A number of prominent market commentators (see Mike Green at Logica Funds or Vincent Deluard of StoneX) have noticed that the growing passive investment target date fund complex has fundamentally changed how the financial markets work. While active investors invest according to a valuation metric, passive investors simply allocate capital without any reference to valuations. In recent years passive investors have steadily increased in influence and appear to be on an unstoppable march towards dominance.
A market dominated by active investors is mean reverting. When the market is too “cheap” then the active investors buy, and when it is too “expensive” then the active investors sell. These active investors – such as traditional long/short asset managers or any disciple of Benjamin Graham – will have different views of what valuations are, but they will agree that valuations matter.
On the other hand, passive investors don’t care about valuations. Their instructions are to invest the money given to them, regardless of price. For example, a typical 401k plan will receive a contribution at each pay period and invest it in the market according to a preset allocations, such as 50% in equities and 50% in bonds. That investment occurs regardless of any valuation metric. A market dominated by passive investors thus trends higher.

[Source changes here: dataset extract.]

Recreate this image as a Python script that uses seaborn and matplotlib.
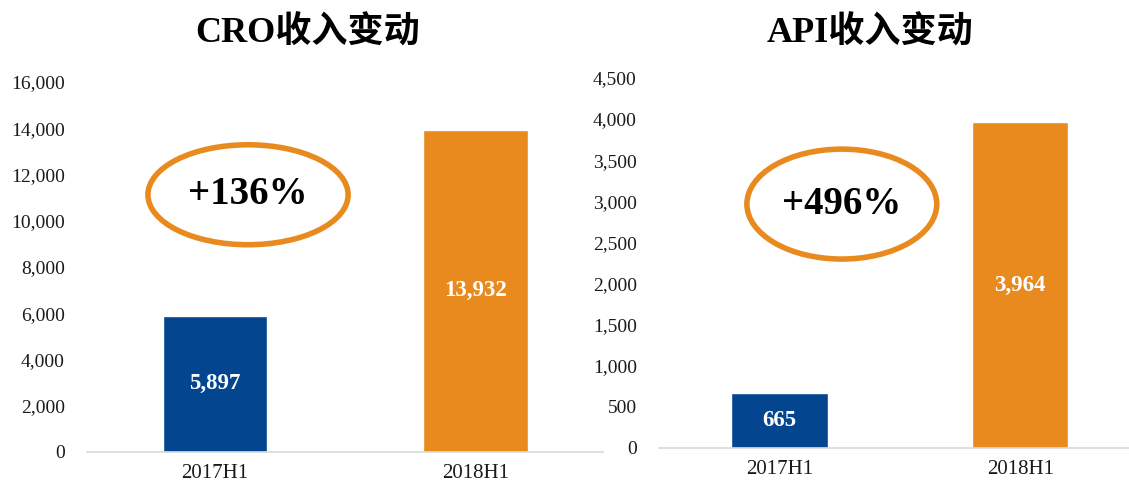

Passive investment vehicles have steadily grown in recent years as corporations set-up their employees with target date retirement funds. This has been providing a steady bid in the market, likely contributing to the slow grind upwards seen in major U.S. equity indices. But how influential are those funds?
What Does the Data Say?
Target date funds are legally organized as mutual funds, and thus must file form N-PORT with the SEC. Form N-PORT provides quarterly portfolio snapshots of the fund holdings, as well as monthly flow data. To the best of my knowledge, there are currently around 600 target date funds that collectively hold around $1.4 trillion in assets. I’ve collected the public filing of all of them and created the interactive dashboard below. (The dashboard is not broken; it may take a minute to load)
Target Date Monthly Net Flows are Small
The most apparent finding is that monthly net flows into the target date complex are relatively small – usually around $3-5 billion a month. This level of inflows is unlikely to make a difference to overall asset prices. Fund flows also appear to have notably weakened during the 2020 recession so that there are now net outflows.
Also note that while target date funds with retirement dates far into the future have persistent inflows as millennials enter the workforce and invest into their workplace plans, funds already in retirement have persistent outflows as retirees draw down on their investments. The target date funds in retirement have the highest levels of assets, followed by those about to enter retirement. These persistent and upcoming drawdowns will limit the level of net inflows.
U.S. Equities are the Single Largest Allocation, but not huge
Target date funds usually allocate on a glide path where most funds are invested in equities when the expected retirement date is far into the future, and gradually shifted into fixed income as the expected retirement date approaches. The chart below from the Investment Company Institute is a stylized illustration of a typical target date fund’s investment life cycle.

What is often missing in the discussion is that target date funds also allocate their investments across geographies. Their investments in equities are not just U.S. equities, and their investments in fixed income are not U.S. corporates or Treasuries. On aggregate, roughly 70 percent of total assets are invested in the U.S. assets. (Note that this is a rough estimate based on Bloomberg’s categorization of an issuer’s geographic location.) Investments in U.S. assets will include U.S. equities, but also Treasuries, TIPS, and corporate debt. Fixed income investments will feature prominently in target date funds that are in or near retirement.

How big of an impact are Target Date funds having on the major U.S. indices?
It’s not easy to quantify the impact of target date funds on the stock market, but sketching out their scale can help put contours on the answer. It seems that target date funds are exerting upwards pressure on the market because of their consistent and price in-sensitive buying, but that pressure is slight. This is because 1) fund inflows from millennials are partially off-set but fund withdraws by wealthier boomers approaching retirement 2) fund inflows are allocated across geographies and asset classes, so flows into U.S. equities are the single largest flow but relatively small in an absolute sense.
However, target date funds may have a more meaningful impact on equity prices through the re-balancing channel. For example, in March 2020 global equity prices declined significantly while Treasury prices increased significantly. The target date funds at that time would have been mandated to sell Treasuries and buy more equities at a large scale to maintain their asset allocation target. This suggests a model of target date rebalancing, taking into account asset allocations across class and geography, could be a profitable – especially during times of severe dislocations.